The task | Extract, from the listing that follows, each line containing the word "this".

Extracted entries |
□ □ □ □
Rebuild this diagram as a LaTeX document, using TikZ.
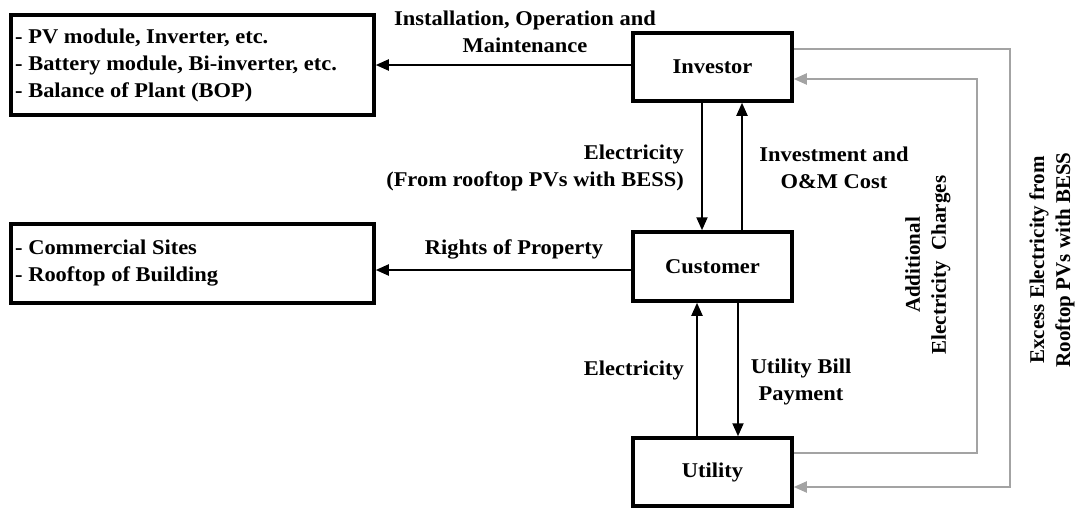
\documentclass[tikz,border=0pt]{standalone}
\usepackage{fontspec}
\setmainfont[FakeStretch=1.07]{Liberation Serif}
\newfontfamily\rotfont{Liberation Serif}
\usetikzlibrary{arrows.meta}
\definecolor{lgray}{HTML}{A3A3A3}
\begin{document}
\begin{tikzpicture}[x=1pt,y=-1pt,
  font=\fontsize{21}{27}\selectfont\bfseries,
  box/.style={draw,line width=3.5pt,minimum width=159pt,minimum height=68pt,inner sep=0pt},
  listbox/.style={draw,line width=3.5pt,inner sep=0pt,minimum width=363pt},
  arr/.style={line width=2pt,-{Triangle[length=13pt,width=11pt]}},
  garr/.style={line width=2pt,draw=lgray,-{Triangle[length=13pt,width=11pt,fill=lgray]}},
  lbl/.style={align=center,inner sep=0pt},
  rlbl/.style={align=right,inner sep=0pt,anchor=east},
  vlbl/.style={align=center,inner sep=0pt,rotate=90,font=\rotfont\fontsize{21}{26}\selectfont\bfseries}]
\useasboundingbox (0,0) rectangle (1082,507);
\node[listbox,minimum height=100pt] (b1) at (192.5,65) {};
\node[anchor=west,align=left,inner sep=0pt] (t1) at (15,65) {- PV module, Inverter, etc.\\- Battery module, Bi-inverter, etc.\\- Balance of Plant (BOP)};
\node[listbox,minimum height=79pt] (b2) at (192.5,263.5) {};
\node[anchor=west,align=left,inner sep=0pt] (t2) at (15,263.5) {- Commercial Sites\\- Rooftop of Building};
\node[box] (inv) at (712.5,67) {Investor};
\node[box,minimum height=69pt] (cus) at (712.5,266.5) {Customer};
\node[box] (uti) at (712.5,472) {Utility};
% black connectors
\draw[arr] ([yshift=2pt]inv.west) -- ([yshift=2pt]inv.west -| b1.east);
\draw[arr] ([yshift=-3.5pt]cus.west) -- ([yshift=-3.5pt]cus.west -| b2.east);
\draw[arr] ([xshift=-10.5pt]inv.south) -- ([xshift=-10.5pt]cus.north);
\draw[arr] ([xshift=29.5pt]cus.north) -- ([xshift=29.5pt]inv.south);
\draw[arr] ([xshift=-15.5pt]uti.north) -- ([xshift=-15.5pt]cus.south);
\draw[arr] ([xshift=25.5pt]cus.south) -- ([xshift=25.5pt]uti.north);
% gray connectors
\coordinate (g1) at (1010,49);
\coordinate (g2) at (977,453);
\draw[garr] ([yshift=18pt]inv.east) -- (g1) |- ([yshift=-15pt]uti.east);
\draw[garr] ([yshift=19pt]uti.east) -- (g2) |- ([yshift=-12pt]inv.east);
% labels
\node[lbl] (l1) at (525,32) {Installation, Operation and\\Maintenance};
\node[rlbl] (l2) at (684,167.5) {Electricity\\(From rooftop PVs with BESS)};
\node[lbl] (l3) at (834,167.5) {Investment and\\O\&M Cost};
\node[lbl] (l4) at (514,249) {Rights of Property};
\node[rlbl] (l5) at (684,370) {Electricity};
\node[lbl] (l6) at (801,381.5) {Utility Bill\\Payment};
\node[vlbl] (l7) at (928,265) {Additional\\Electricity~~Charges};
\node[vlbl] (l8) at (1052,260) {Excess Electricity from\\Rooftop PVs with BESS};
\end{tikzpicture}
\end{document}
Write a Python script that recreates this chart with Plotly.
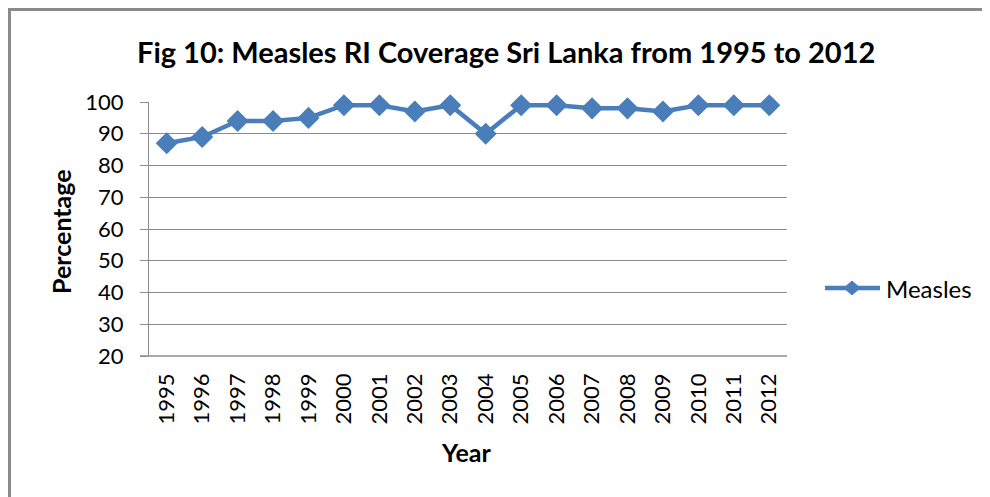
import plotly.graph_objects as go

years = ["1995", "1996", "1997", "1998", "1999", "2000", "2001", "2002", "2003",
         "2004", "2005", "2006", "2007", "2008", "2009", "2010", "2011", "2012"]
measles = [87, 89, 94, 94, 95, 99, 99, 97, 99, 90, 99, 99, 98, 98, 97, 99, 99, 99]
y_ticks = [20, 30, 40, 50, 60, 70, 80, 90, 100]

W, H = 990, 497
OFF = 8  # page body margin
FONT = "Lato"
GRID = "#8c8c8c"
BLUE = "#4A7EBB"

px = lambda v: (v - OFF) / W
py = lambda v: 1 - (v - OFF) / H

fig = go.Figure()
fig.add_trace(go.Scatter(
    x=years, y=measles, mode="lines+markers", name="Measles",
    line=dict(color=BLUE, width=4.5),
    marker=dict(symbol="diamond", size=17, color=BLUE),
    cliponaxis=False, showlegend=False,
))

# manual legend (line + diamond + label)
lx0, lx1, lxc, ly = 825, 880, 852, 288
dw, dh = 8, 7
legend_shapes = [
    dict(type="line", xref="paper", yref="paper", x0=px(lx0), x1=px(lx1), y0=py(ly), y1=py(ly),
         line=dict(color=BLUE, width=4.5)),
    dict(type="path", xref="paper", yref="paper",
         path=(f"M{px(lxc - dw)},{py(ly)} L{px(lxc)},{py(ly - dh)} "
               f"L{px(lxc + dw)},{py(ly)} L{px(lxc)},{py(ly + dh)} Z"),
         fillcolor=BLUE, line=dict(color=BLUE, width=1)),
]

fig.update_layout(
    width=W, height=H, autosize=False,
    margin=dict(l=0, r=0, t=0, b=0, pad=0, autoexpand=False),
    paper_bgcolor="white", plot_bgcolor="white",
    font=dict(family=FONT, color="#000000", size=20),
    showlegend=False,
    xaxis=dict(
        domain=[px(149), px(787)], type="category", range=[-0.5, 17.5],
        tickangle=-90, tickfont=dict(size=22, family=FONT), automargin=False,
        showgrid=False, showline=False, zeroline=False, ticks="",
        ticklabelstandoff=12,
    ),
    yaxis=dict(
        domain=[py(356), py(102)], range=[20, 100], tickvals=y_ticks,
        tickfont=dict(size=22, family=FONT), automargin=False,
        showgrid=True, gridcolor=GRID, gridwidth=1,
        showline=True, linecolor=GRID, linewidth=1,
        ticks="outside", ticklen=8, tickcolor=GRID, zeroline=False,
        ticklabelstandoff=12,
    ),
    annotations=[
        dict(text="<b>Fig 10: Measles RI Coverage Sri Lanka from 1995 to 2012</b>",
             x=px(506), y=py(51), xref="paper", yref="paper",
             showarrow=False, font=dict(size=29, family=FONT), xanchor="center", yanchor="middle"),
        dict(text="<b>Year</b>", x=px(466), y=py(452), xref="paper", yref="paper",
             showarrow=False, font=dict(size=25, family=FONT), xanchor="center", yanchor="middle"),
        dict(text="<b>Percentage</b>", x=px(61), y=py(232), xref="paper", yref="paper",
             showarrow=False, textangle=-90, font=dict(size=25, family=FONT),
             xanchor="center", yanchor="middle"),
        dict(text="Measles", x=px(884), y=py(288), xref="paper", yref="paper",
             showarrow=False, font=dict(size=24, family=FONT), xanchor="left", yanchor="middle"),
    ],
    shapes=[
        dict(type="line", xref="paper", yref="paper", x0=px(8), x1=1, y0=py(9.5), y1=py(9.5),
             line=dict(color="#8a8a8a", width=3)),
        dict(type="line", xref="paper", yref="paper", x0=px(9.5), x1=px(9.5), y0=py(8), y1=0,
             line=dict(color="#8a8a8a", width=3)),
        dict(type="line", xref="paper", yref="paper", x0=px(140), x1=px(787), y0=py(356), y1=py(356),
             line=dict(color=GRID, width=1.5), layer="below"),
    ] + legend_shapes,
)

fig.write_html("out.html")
□ □ □ □
Written solution |
Rebuild this diagram as a LaTeX document, using TikZ.
Write a Python script that recreates this chart with Plotly.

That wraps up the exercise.